Even after tons of testing, I've long been perplexed by the Gamma attribute of StyleGAN2/3. So I reached out to PDillis again and he explained a helpful way to think about it. Consider the Gamma a sort of data distribution manipulator. Now imagine your dataset as a mountainous terrain and all of the peaks represent the various modes in your data. So the Gamma will make it easier for the neural network to distinguish or average them into one. For example, looking at the FFHQ face dataset, there would be lots of various groups in the data: facial hair, eyeglasses, smiles, age, and such. So setting a high Gamma value (such as <80) will allow these details to average together into a basic face (2 eyes, nose, mouth, hair) and the Generator will become less expressive as it trains. Setting a low Gamma value (such as <10) will allow more of the unique aspects to be visualized and the Generator will become more expressive as it trains. Yet if you set a low gamma too early in the training process then the model might not ever converge (remain blobby) or perhaps even collapse. So when starting training you should set the gamma to be quite high (such as 80) so that the Generator will learn to create the correct images. Then when the images from that model are looking good, you can resume training with a lower gamma value (such as 10). For me this makes intuitive sense in the context of transfer learning since first you need the model to learn the basics of the new dataset and then at that point you can refine it. I think often 10 is a fine starting point when your dataset is homogenous. But if your dataset is full of unique details and difficult to discern a common pattern in all of the photos, then raising to 80 or more is necessary. So that explains why my models have recently increased in quality. A huge breakthrough for me, so again many thanks to PDillis.

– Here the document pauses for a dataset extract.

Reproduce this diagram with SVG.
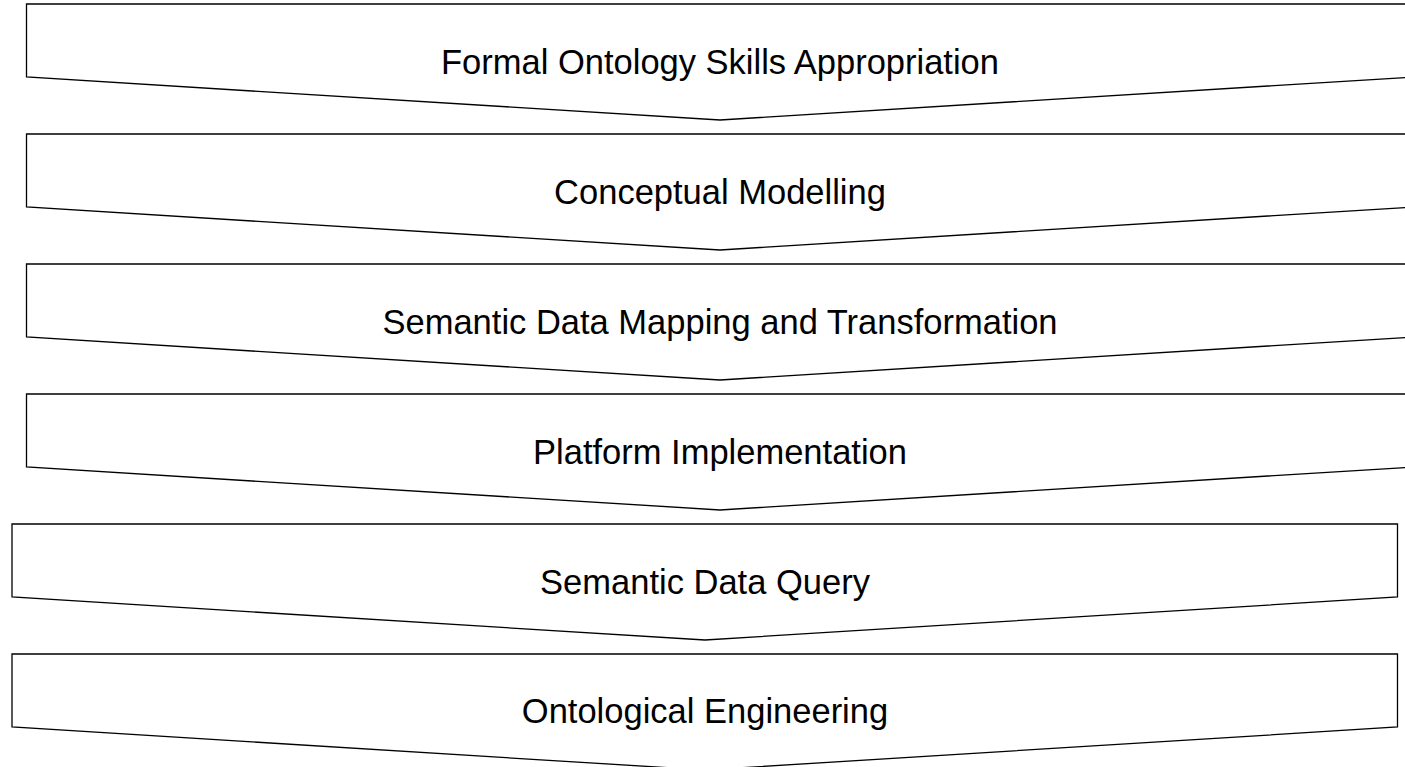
<svg xmlns="http://www.w3.org/2000/svg" width="1405" height="767" viewBox="0 0 1405 767">
<style>
.s{fill:#fff;stroke:#000;stroke-width:1.3}
.t{font-family:"Liberation Sans",Arial,sans-serif;font-size:34.5px;fill:#000;text-anchor:middle}
</style>
<rect width="1405" height="767" fill="#fff"/>
<g id="n1"><path class="s" d="M26.5,4 H1413.5 V77 L720,120 L26.5,77 Z"/><text class="t" x="720" y="74">Formal Ontology Skills Appropriation</text></g>
<g id="n2"><path class="s" d="M26.5,134 H1413.5 V207 L720,250 L26.5,207 Z"/><text class="t" x="720" y="204">Conceptual Modelling</text></g>
<g id="n3"><path class="s" d="M26.5,264 H1413.5 V337 L720,380 L26.5,337 Z"/><text class="t" x="720" y="334">Semantic Data Mapping and Transformation</text></g>
<g id="n4"><path class="s" d="M26.5,394 H1413.5 V467 L720,510 L26.5,467 Z"/><text class="t" x="720" y="464">Platform Implementation</text></g>
<g id="n5"><path class="s" d="M12,524 H1397.5 V597 L705,640 L12,597 Z"/><text class="t" x="705" y="594">Semantic Data Query</text></g>
<g id="n6"><path class="s" d="M12,654 H1397.5 V727 L705,770 L12,727 Z"/><text class="t" x="705" y="723">Ontological Engineering</text></g>
<g id="connectors"></g>
</svg>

I also learned of the vital importance of having at least 5,000 images in your dataset, preferably 10,000 images. Now that I've been using Stable Diffusion to generate images for my datasets I've been able to see what a huge difference it makes in the training process of StyleGAN2/3. In the past I was often using datasets that were between 200 to 1000 images, but that was frequently resulting in having to stop the training prematurely since the model becoming overfit. So it's very interesting to finally have enough data and how that affects the end result.
I had originally intended on doing some 3D animation of a UFO flying around and traveling at warp speed, so in the future I must return to this theme. I want to believe!